Оттолкнувшись от вполне заурядного уголовного происшествия, Набоков, этот «фокусник» от литературы, бездуховный «формалист», якобы озабоченный лишь совершенством своих словесных аттракционов, этот «канатоходец», как часто его любят называть с любезной подачи одного англизированного поэта-лауреата, создал оригинальный роман-притчу, где осмысляется целый ряд философских, нравственных, экзистенциальных проблем, проходящих через всю русскую литературу. Именно поэтому для более глубокого проникновения в образ Германа Карловича, преломившего в себе такие фундаментальные темы русской литературы, как «гений и злодейство», «преступление и наказание», а также для того, чтобы полнее представить идейно-художественное своеобразие романа в целом, необходимо обратиться к литературным предшественникам набоковского героя. Полноценный анализ образа Германа Карловича немыслим без сопоставления с такими его литературными прототипами, как Герман, неудачливый злодей из «Пиковой дамы», «одержимые» герои Достоевского, ницшеанствующий доктор Керженцев из рассказа Леонида Андреева «Мысль», гоголевский Поприщин и, отчасти, Акакий Акакиевич, как и набоковский убийца придающий, в общем-то, заурядному событию статус грандиозного метафизического действа.
Особенно очевидна близость Германа «надзвездным мечтателям» Достоевского, прежде всего – бескорыстному убийце-теоретику Раскольникову (о «карикатурном сходстве» с которым подсознательно догадывается и сам Герман Карлович) и закомплексованному философу из «Записок из подполья», в напряженной, исповедально-истеричной повествовательной манере которого есть много общего с взвинченным, «кривляющимся» стилем набоковского протагониста. (Не случайно первая редакция «Отчаяния» имела эпиграф из Достоевского и рабочее название «Записки мистификатора», прямо отсылающее к «Запискам…» подпольного парадоксалиста22.)
Впрочем, тема литературных предков набоковского героя слишком обширна и требует отдельного серьезного разговора. «Это могло бы составить тему нового рассказа, – но теперешний рассказ наш окончен» – так, по примеру Ф.М. Достоевского, можно было бы завершить наше криминально-литературоведческое приключение, если бы не оставался еще один важный прототип Германа Карловича. Ничего не сказать о нем я не имею права, ибо это – сам «Пимен всей криминальной летописи»… Прошу любить и жаловать: Владимир Владимирович Набоков!

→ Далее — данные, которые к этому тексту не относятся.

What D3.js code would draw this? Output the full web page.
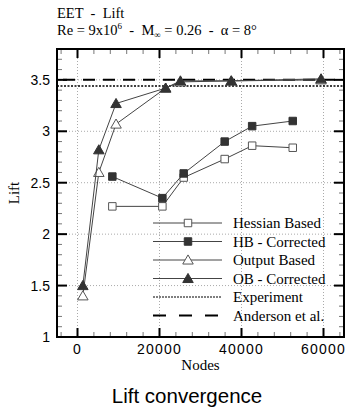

Хочу успокоить читателей, напрасно, совершенно напрасно всполошившихся из-за этого неожиданного сюжетного поворота: у меня нет ни малейшего желания прямолинейно отождествить Набокова с его злополучным героем, по примеру иных, не слишком разборчивых критиков, не видящих никакой разницы между точкой зрения повествователя романа, реальной биографической личностью писателя, его «публичным имиджем», «литературной маской» и, наконец, имплицитным автором, главной оценочной инстанцией художественного произведения.
К тому же Набоков, писатель скрытный, всегда упорно защищавший неприкосновенность своего внутреннего мира и своей личной жизни, едко высмеивал излишне «наивных» критиков, смело ставящих знак равенства между ним и его героями23. Опытный мистификатор, виртуоз перевоплощения, он поставил подобных умников в сложное положение: любители четких схем и навязчивых параллелей, литературные сыщики и специалисты по окололитературной сексопатологии целыми стадами озадаченных буридановых ослов трагически разрываются между соблазнительными, исключающими одна другую версиями. В самом деле, что лучше: признать Набокова гомосексуалистом – в оглядке на пылкого ураниста Кинбота, одновременно Дедала и Минотавра набоковского лабиринта в прозе под названием «Бледный огонь»? Или обвинить в педофилии, ссылаясь на злополучного нимфетколюба Гумберта Гумберта? Или просто объявить сумасшедшим, сексуально неудовлетворенным невротиком, уподобив центральному персонажу пьесы «Изобретение Вальса»?
23
К сожалению, даже такой вдумчивый и проницательный критик, как Георгий Адамович, высказавший немало верных мыслей относительно набоковского творчества, не избежал соблазна и в рецензии на журнальную публикацию «Отчаяния» близоруко отождествил автора и героя-повествователя: «Мне именно потому “Отчаяние” и представляется вершиной сиринских писаний, что в нем Сирин становится наконец самим собой, то есть человеком, полностью живущим в каком-то диком и странном мире одинокого, замкнутого воображения, без выхода куда бы то ни было, без связи с чем бы то ни было» (Последние новости. 1934. 24 мая (№ 4809). С. 2).